Garza told CJR that the editorial board had been preparing to endorse Harris, and that she had even prepared an outline of the endorsement, when Tang informed her on 11 October that Soon-Shiong had decided the paper would not be making an endorsement in the presidential contest.

In the resignation letter she shared, Garza said she had initially tried to convince herself that Soon-Shiong’s decision not to allow a presidential endorsement did not matter. “I told myself that presidential endorsements don’t really matter; that California was not ever going to vote for Trump; that no one would even notice; that we had written so many ‘Trump is unfit’ editorials that it was as if we had endorsed her,” Garza wrote.

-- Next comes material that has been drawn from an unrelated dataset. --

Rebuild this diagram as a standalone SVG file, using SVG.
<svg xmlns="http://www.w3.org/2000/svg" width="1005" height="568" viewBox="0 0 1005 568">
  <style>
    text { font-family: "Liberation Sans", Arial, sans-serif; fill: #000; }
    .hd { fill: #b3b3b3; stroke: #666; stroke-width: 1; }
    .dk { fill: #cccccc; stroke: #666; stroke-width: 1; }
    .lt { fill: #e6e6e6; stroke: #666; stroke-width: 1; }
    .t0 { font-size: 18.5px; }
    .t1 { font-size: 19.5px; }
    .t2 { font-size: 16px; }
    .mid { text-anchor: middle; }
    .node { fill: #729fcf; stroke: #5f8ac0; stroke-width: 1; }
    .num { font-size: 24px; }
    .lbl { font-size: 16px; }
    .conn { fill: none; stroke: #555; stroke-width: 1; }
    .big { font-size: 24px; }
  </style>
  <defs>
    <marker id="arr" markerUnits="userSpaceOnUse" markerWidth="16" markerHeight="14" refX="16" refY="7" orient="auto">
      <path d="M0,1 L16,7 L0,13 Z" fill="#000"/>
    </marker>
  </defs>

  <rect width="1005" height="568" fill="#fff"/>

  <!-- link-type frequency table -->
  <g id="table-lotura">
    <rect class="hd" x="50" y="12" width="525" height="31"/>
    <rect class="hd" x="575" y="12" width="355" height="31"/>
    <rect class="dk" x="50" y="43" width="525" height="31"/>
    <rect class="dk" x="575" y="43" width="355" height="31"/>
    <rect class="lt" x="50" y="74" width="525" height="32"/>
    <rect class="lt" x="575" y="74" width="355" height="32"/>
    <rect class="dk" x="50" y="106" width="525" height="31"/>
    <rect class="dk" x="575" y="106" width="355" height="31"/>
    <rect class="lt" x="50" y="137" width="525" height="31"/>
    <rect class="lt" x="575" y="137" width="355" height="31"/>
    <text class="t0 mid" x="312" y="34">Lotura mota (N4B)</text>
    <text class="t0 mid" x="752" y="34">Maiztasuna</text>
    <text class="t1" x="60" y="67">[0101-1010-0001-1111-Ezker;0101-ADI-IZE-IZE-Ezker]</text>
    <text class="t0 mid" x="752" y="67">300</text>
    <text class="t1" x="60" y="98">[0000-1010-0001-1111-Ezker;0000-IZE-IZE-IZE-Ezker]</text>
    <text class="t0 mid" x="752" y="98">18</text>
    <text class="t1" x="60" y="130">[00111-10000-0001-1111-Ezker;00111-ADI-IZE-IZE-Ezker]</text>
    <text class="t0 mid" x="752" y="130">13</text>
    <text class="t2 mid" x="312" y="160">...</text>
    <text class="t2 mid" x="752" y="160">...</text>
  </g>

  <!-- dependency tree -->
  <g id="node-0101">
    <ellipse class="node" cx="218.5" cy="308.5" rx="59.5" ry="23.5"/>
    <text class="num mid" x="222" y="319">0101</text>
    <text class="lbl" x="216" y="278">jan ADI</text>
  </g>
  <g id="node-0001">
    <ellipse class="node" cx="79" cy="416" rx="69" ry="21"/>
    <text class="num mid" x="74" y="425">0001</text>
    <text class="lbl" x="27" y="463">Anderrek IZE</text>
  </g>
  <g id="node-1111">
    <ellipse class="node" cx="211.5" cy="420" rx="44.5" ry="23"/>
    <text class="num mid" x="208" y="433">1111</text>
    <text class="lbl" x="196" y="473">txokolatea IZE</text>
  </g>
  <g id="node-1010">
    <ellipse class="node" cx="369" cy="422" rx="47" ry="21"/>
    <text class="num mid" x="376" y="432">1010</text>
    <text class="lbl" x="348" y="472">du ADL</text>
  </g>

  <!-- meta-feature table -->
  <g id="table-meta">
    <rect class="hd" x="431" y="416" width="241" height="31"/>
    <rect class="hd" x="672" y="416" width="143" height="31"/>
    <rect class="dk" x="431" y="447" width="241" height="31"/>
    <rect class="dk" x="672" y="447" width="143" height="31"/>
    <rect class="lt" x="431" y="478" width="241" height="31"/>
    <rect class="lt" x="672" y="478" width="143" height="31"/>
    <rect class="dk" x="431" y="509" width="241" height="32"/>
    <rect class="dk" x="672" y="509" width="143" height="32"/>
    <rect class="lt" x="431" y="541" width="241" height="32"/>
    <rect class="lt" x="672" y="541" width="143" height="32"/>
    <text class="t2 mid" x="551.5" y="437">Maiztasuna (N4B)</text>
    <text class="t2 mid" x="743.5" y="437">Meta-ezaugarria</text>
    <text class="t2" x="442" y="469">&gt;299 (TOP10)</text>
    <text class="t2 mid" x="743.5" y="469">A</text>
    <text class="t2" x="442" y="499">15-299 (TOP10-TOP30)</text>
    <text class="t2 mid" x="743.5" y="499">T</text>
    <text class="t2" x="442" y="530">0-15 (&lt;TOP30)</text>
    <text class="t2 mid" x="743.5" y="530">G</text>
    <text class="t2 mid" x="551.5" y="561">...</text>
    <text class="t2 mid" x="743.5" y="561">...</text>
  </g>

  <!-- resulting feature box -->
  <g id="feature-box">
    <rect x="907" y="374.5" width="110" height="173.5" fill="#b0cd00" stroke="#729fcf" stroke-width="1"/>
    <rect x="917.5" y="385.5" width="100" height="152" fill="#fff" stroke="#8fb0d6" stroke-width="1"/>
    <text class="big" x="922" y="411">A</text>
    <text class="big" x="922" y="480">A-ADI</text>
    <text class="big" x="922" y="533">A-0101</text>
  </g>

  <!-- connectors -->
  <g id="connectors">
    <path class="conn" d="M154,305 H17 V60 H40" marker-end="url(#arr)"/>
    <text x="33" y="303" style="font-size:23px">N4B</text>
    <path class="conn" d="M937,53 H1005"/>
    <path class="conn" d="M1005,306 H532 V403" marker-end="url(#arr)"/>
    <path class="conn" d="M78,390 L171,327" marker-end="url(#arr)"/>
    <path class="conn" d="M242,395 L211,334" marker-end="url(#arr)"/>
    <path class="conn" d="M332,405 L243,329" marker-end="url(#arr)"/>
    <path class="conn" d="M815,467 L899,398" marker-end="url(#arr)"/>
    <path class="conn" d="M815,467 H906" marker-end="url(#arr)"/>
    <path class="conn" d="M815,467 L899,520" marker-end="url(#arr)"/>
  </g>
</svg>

But her feelings shifted after the news of the non-endorsement became public, Garza wrote.

She noted that the Trump campaign quickly seized on the news this week that the Los Angeles Times was not making a presidential endorsement, telling supporters on Tuesday: “Even her fellow Californians know she’s not up for the job. The Times previously endorsed Kamala in her 2010 and 2014 races for California attorney general, as well as her 2016 race for US Senate – but not this time.”

“Of course it matters that the largest newspaper in the state – and one of the largest in the nation still – declined to endorse in a race this important,” Garza wrote. “It makes us look craven and hypocritical, maybe even a bit sexist and racist. How could we spend eight years railing against Trump and the danger his leadership poses to the country and then fail to endorse the perfectly decent Democrat challenger – who we previously endorsed for the US Senate?”

On Wednesday, Semafor reported that the non-endorsement appeared to be costing the financially struggling Los Angeles Times some of its subscribers. “Cancelations were twice as high yesterday compared to Monday” and “nearly 400 subscribers cited ‘editorial content’ as the reason for canceling”, Semafor’s Maxwell Tani reported.